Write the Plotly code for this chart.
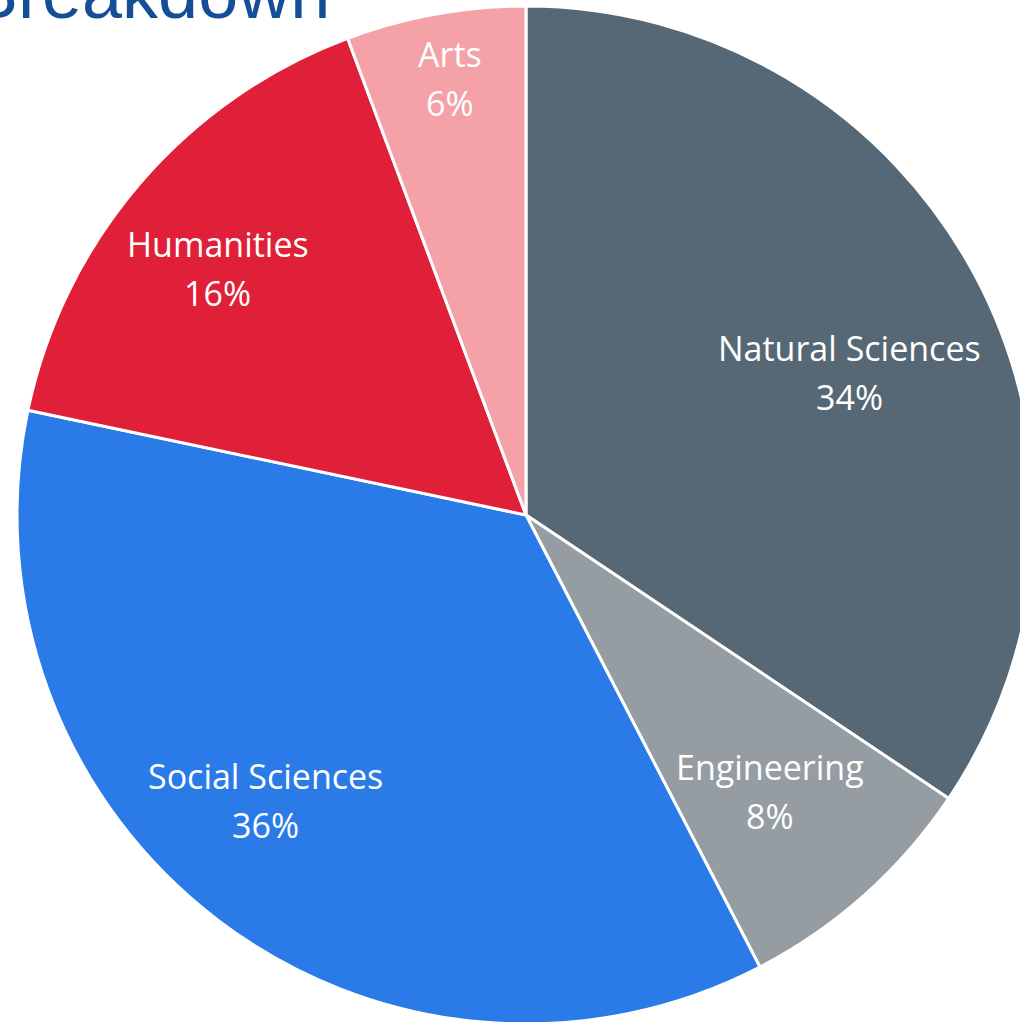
import math
import plotly.graph_objects as go

# ---- data ----
categories = ["Natural Sciences", "Engineering", "Social Sciences", "Humanities", "Arts"]
shares = [34.4, 8.0, 35.9, 16.0, 5.7]
title_text = "Breakdown"

# ---- style ----
colors = ["#566875", "#959DA2", "#2A7BE8", "#E02039", "#F4A2A8"]
label_radius = [0.695, 0.724, 0.759, 0.776, 0.87]
label_angle_offset = [4.3, 0.3, 5.2, -2.0, 0.4]  # degrees
line_gap = 49
label_size = 34

W, H = 1100, 1060
cx, cy, R = 526, 515, 509  # pixel centre/radius on page (from top-left)

fig = go.Figure(go.Pie(
    labels=categories,
    values=shares,
    sort=False,
    direction="clockwise",
    rotation=0,
    marker=dict(colors=colors, line=dict(color="white", width=3)),
    textinfo="none",
    hoverinfo="label+percent",
    showlegend=False,
    domain=dict(x=[(cx - R) / W, (cx + R) / W],
                y=[(H - (cy + R)) / H, (H - (cy - R)) / H]),
))

total = sum(shares)
cum = 0
annotations = []
for name, v, rr, off in zip(categories, shares, label_radius, label_angle_offset):
    mid = math.radians((cum + v / 2) / total * 360 + off)
    cum += v
    px = cx + R * rr * math.sin(mid)
    py = cy - R * rr * math.cos(mid)
    for txt, dy in ((name, -line_gap / 2), (f"{round(v / total * 100)}%", line_gap / 2)):
        annotations.append(dict(
            x=px / W, y=(H - (py + dy)) / H, xref="paper", yref="paper",
            text=txt, showarrow=False, xanchor="center", yanchor="middle",
            font=dict(family="Open Sans", size=label_size, color="white"),
        ))

annotations.append(dict(
    x=332 / W, y=(H - 35) / H, xref="paper", yref="paper",
    text=title_text, showarrow=False, xanchor="right", yanchor="bottom",
    font=dict(family="Liberation Sans, Arial", size=72, color="#134E96"),
))

fig.update_layout(
    width=W, height=H,
    margin=dict(l=0, r=0, t=0, b=0),
    paper_bgcolor="white", plot_bgcolor="white",
    annotations=annotations,
)

fig.write_html("out.html", post_script=(
    "document.documentElement.style.overflow='hidden';"
    "document.body.style.overflow='hidden';"
    "document.body.style.margin='0';"
))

▶ **Brief**
All of the material above needs to be restated exactly, with no pictures.

▶ **Exercise output**
Write the Plotly code for this chart.
import math
import plotly.graph_objects as go

# ---- data ----
categories = ["Natural Sciences", "Engineering", "Social Sciences", "Humanities", "Arts"]
shares = [34.4, 8.0, 35.9, 16.0, 5.7]
title_text = "Breakdown"

# ---- style ----
colors = ["#566875", "#959DA2", "#2A7BE8", "#E02039", "#F4A2A8"]
label_radius = [0.695, 0.724, 0.759, 0.776, 0.87]
label_angle_offset = [4.3, 0.3, 5.2, -2.0, 0.4]  # degrees
line_gap = 49
label_size = 34

W, H = 1100, 1060
cx, cy, R = 526, 515, 509  # pixel centre/radius on page (from top-left)

fig = go.Figure(go.Pie(
    labels=categories,
    values=shares,
    sort=False,
    direction="clockwise",
    rotation=0,
    marker=dict(colors=colors, line=dict(color="white", width=3)),
    textinfo="none",
    hoverinfo="label+percent",
    showlegend=False,
    domain=dict(x=[(cx - R) / W, (cx + R) / W],
                y=[(H - (cy + R)) / H, (H - (cy - R)) / H]),
))

total = sum(shares)
cum = 0
annotations = []
for name, v, rr, off in zip(categories, shares, label_radius, label_angle_offset):
    mid = math.radians((cum + v / 2) / total * 360 + off)
    cum += v
    px = cx + R * rr * math.sin(mid)
    py = cy - R * rr * math.cos(mid)
    for txt, dy in ((name, -line_gap / 2), (f"{round(v / total * 100)}%", line_gap / 2)):
        annotations.append(dict(
            x=px / W, y=(H - (py + dy)) / H, xref="paper", yref="paper",
            text=txt, showarrow=False, xanchor="center", yanchor="middle",
            font=dict(family="Open Sans", size=label_size, color="white"),
        ))

annotations.append(dict(
    x=332 / W, y=(H - 35) / H, xref="paper", yref="paper",
    text=title_text, showarrow=False, xanchor="right", yanchor="bottom",
    font=dict(family="Liberation Sans, Arial", size=72, color="#134E96"),
))

fig.update_layout(
    width=W, height=H,
    margin=dict(l=0, r=0, t=0, b=0),
    paper_bgcolor="white", plot_bgcolor="white",
    annotations=annotations,
)

fig.write_html("out.html", post_script=(
    "document.documentElement.style.overflow='hidden';"
    "document.body.style.overflow='hidden';"
    "document.body.style.margin='0';"
))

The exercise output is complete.